Power

Federal Report: St. Louis County Family Court Routinely Discriminates Against Black Youth

The Department of Justice released a report Friday concluding Missouri's St. Louis County Family Court system discriminates against Black juveniles, routinely violating their constitutional rights as they navigate the court system.

The Department of Justice released a report Friday concluding Missouri's St. Louis County Family Court system discriminates against Black juveniles, routinely violating their constitutional rights as they navigate the court system. Shutterstock

The Department of Justice released a biting 60-page report concluding Missouri’s St. Louis County Family Court system discriminates against Black juveniles, routinely violating their constitutional rights as they navigate the court system.

The justice department released the report following a nearly two-year investigation by its Civil Rights Division that began in 2013.

Black juveniles are two-and-a-half times more likely than whites to be detained before trial and three times more likely than whites to be sent to the Missouri Division of Youth Services for parole violations, according to the report.

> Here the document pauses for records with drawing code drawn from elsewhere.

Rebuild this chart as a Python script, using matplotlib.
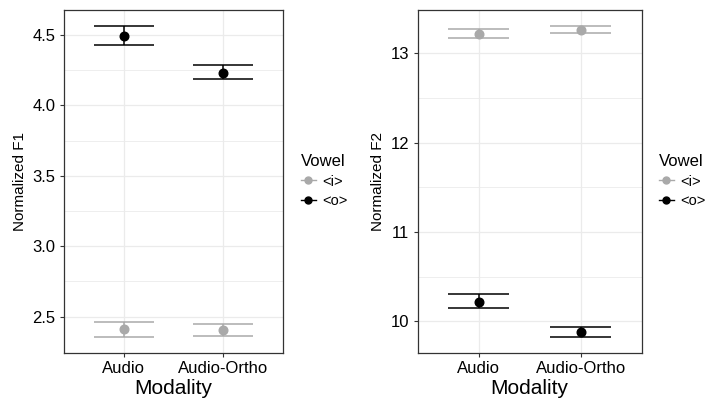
import matplotlib
matplotlib.use("Agg")
import matplotlib.pyplot as plt
from matplotlib.lines import Line2D
import numpy as np

plt.rcParams['font.family'] = ['Liberation Sans', 'DejaVu Sans']

modalities = ["Audio", "Audio-Ortho"]
vowels = ["<i>", "<o>"]
vowel_colors = ["#A9A9A9", "#000000"]

# F1
f1_mean = {"<i>": [2.41, 2.405], "<o>": [4.49, 4.233]}
f1_lo = {"<i>": [2.356, 2.363], "<o>": [4.431, 4.185]}
f1_hi = {"<i>": [2.460, 2.446], "<o>": [4.562, 4.285]}

# F2
f2_mean = {"<i>": [13.22, 13.26], "<o>": [10.22, 9.88]}
f2_lo = {"<i>": [13.175, 13.224], "<o>": [10.150, 9.828]}
f2_hi = {"<i>": [13.270, 13.305], "<o>": [10.306, 9.933]}

W, H = 711, 399
fig = plt.figure(figsize=(W / 100, H / 100), dpi=100)

def px_axes(x0, x1, y0, y1):
    return fig.add_axes([x0 / W, 1 - y1 / H, (x1 - x0) / W, (y1 - y0) / H])

ax1 = px_axes(64, 283, 10, 352.7)
ax2 = px_axes(417.7, 641.7, 10, 352.7)

def draw(ax, mean, lo, hi, ylim, yticks, minor, ylabel):
    x = np.arange(len(modalities))
    for v, c in zip(vowels, vowel_colors):
        for i in x:
            ax.hlines([lo[v][i], hi[v][i]], i - 0.3, i + 0.3, color=c, lw=1.1, zorder=3)
            ax.vlines(i, lo[v][i], hi[v][i], color=c, lw=1.1, zorder=3)
        ax.plot(x, mean[v], 'o', color=c, ms=6.2, zorder=4, ls='none')
    ax.set_xlim(-0.6, 1.6)
    ax.set_ylim(*ylim)
    ax.set_xticks(x)
    ax.set_xticklabels(modalities)
    ax.set_yticks(yticks)
    ax.set_yticks(minor, minor=True)
    ax.set_xticks([], minor=True)
    ax.grid(True, which='major', color='#EBEBEB', lw=0.9, zorder=0)
    ax.grid(True, which='minor', axis='y', color='#EBEBEB', lw=0.6, zorder=0)
    ax.set_axisbelow(True)
    for s in ax.spines.values():
        s.set_color('#333333')
        s.set_linewidth(0.9)
    ax.tick_params(axis='both', which='major', length=3, width=0.8, color='#333333',
                   labelsize=12, labelcolor='black', pad=3)
    ax.tick_params(axis='y', which='minor', length=0)
    ax.set_xlabel("Modality", fontsize=15, labelpad=2)
    ax.set_ylabel(ylabel, fontsize=11, labelpad=4)

draw(ax1, f1_mean, f1_lo, f1_hi, (2.244, 4.678), [2.5, 3.0, 3.5, 4.0, 4.5],
     [2.75, 3.25, 3.75, 4.25], "Normalized F1")
ax1.set_yticklabels(["2.5", "3.0", "3.5", "4.0", "4.5"])
draw(ax2, f2_mean, f2_lo, f2_hi, (9.648, 13.485), [10, 11, 12, 13],
     [10.5, 11.5, 12.5], "Normalized F2")

def legend(ax, xpx):
    handles = [Line2D([0], [0], color=c, marker='o', ms=5, lw=1.0) for c in vowel_colors]
    leg = ax.legend(handles, vowels, title="Vowel", loc='center left',
                    bbox_to_anchor=(xpx / W, 1 - 181 / H), bbox_transform=fig.transFigure,
                    frameon=False, fontsize=10.5, title_fontsize=12,
                    handlelength=1.0, handletextpad=0.45, labelspacing=0.4,
                    borderpad=0, borderaxespad=0)
    leg._legend_box.align = "left"

legend(ax1, 301)
legend(ax2, 659)

fig.savefig("out.png", dpi=100)
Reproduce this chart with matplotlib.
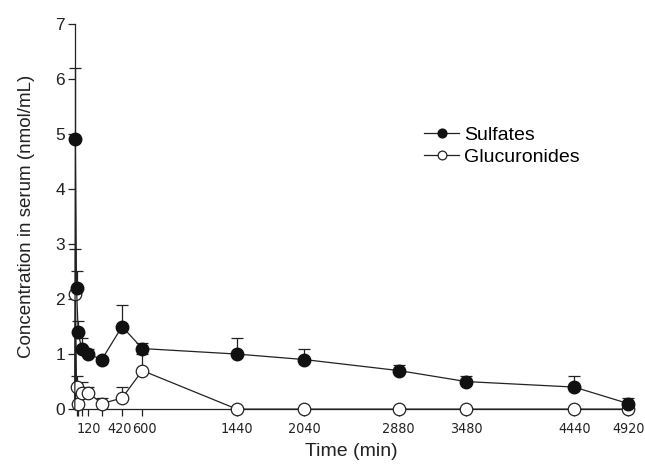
import matplotlib
matplotlib.use('Agg')
import matplotlib.pyplot as plt
import matplotlib.transforms as mtransforms
from matplotlib import font_manager
import numpy as np

plt.rcParams['font.family'] = ['Liberation Sans', 'DejaVu Sans']

# sampling times (min); 0 is the pre-dose point
time = [0, 5, 15, 30, 60, 120, 240, 420, 600, 1440, 2040, 2880, 3480, 4440, 4920]

sulfates = [0, 4.9, 2.2, 1.4, 1.1, 1.0, 0.9, 1.5, 1.1, 1.0, 0.9, 0.7, 0.5, 0.4, 0.1]
sulfates_err = [0, 1.3, 0.3, 0.2, 0.2, 0.1, 0.05, 0.4, 0.1, 0.3, 0.2, 0.1, 0.1, 0.2, 0.1]

glucuronides = [0, 2.1, 0.4, 0.1, 0.3, 0.3, 0.1, 0.2, 0.7, 0, 0, 0, 0, 0, 0]
glucuronides_err = [0, 0.8, 0.2, 0.0, 0.2, 0.1, 0.1, 0.2, 0.3, 0, 0, 0, 0, 0, 0]

xticks = [15, 30, 60, 120, 240, 420, 600, 1440, 2040, 2880, 3480, 4440, 4920]
xtick_labels = ['', '', '', '120', '', '420', '600', '1440', '2040', '2880', '3480', '4440', '4920']

# condensed face for the x tick labels if one is installed
condensed = [f for f in font_manager.fontManager.ttflist
             if f.stretch in ('condensed', 'semi-condensed', 'extra-condensed', 500, 300, 400)
             and f.style == 'normal' and f.weight in (400, 'normal', 'regular')]
if condensed:
    xfont = dict(family=condensed[0].name, stretch=condensed[0].stretch, fontsize=10.3)
else:
    xfont = dict(family='Liberation Sans', fontsize=9.5)

fig = plt.figure(figsize=(6.45, 4.67), dpi=100)
ax = fig.add_axes([0.116, 0.124, 0.858, 0.825])

# upper-only error bars
zeros = np.zeros(len(time))
ax.errorbar(time[1:], sulfates[1:], yerr=[zeros[1:], sulfates_err[1:]], fmt='none',
            ecolor='#222222', elinewidth=0.9, capsize=4.3, capthick=0.9, clip_on=False)
ax.errorbar(time[1:], glucuronides[1:], yerr=[zeros[1:], glucuronides_err[1:]], fmt='none',
            ecolor='#222222', elinewidth=0.9, capsize=4.3, capthick=0.9, clip_on=False)

ax.plot(time, glucuronides, '-o', color='#222222', mfc='white', mec='#222222', mew=0.9,
        ms=9, lw=0.9, markevery=list(range(1, len(time))), clip_on=False,
        label='Glucuronides', zorder=3)
ax.plot(time, sulfates, '-o', color='#222222', mfc='#111111', mec='#111111',
        ms=9, lw=0.9, markevery=list(range(1, len(time))), clip_on=False,
        label='Sulfates', zorder=4)

ax.set_xlim(0, 4920)
ax.set_ylim(0, 7)
ax.set_xticks(xticks)
ax.set_xticklabels(xtick_labels, **xfont)
ax.set_yticks(range(0, 8))
ax.tick_params(axis='both', direction='out', length=5, width=0.9, colors='#222222')
ax.tick_params(axis='y', labelsize=12.5, pad=2)
ax.tick_params(axis='x', pad=4)

# nudge the crowded 420 / 600 labels apart a little
for lab in ax.get_xticklabels():
    if lab.get_text() == '420':
        lab.set_transform(lab.get_transform() + mtransforms.ScaledTranslation(-2.5/100, 0, fig.dpi_scale_trans))
    elif lab.get_text() == '600':
        lab.set_transform(lab.get_transform() + mtransforms.ScaledTranslation(2.5/100, 0, fig.dpi_scale_trans))

for s in ['top', 'right']:
    ax.spines[s].set_visible(False)
for s in ['left', 'bottom']:
    ax.spines[s].set_linewidth(0.9)
    ax.spines[s].set_color('#222222')

ax.set_xlabel('Time (min)', fontsize=14, color='#222222', labelpad=5)
ax.set_ylabel('Concentration in serum (nmol/mL)', fontsize=13.5, color='#222222', labelpad=15)

handles, labels = ax.get_legend_handles_labels()
ax.legend(handles[::-1], labels[::-1], loc='upper left', bbox_to_anchor=(0.6, 0.78),
          frameon=False, fontsize=14, handlelength=1.8, handletextpad=0.25,
          labelspacing=0.25, markerscale=0.7)

fig.savefig('out.png', dpi=100)
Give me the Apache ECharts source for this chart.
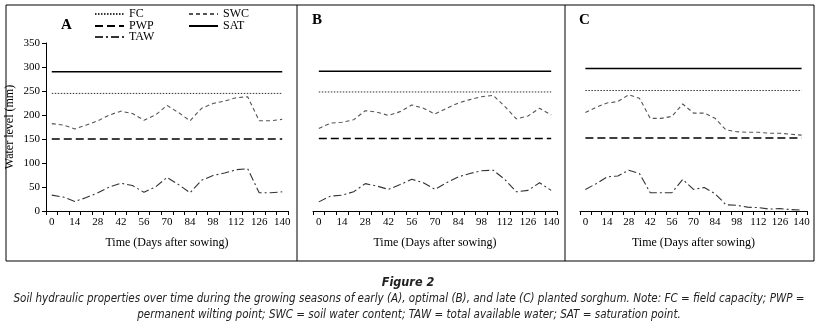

The justice department also found the St. Louis Family Court system routinely failed to have adequate legal representation for Black youth, failed to make sure there was probable cause that the offenses the children were accused of actually happened, and failed to ensure that Black children entered guilty pleas voluntarily.

Vanita Gupta, principal deputy assistant attorney general and head of the Civil Rights Division, called the findings “serious” and “compelling” following the release of the justice department report.

“Missouri was at the forefront of juvenile corrections reform when it closed its large juvenile institutions and moved to a smaller, treatment-focused system and we are hopeful that Missouri will rise to this challenge to, once again, be a leader in juvenile justice reform,” Gupta said.

The justice department analyzed data relating to nearly 33,000 juvenile cases, including all delinquency and status offenses resolved in St. Louis County Family Court between 2010 and 2013. Department attorneys also visited the family court and interviewed a number of court personnel, including all of the judges and commissioners as well as the heads of many of family court programs and services.

Investigators collected information from both the state and local public defender’s offices, private attorneys with experience in the family court, and the parents of youth who had been involved in delinquency proceedings with the family court.

Investigators concluded the St. Louis Family Court is “[a]n organizational structure that is rife with conflicts of interest, is contrary to separation of powers principles and deprives children of adequate due process,” according to the report.

“This investigation is another step toward our goal of ensuring that children in the juvenile justice system receive their constitutionally guaranteed rights to due process and equal protection under the law,” Gupta said.

Typically, the next step following the release of a report like this is for the justice department to negotiate with the local authority it was investigating on how to resolve the pattern of discriminatory conducted within its ranks. This usually results in a consent decree, which is a settlement agreement between the justice department and the local authority that lays out specific tasks to remedy the discriminatory conduct.

The Department of Justice report on the St. Louis County Family Court system follows an equally scathing report concluding the Ferguson Police Department routinely discriminated against Blacks in its policing. The investigation into Ferguson law enforcement was prompted by the death of an unarmed Black 18-year-old, Michael Brown, who was killed on August 9 by a white police officer.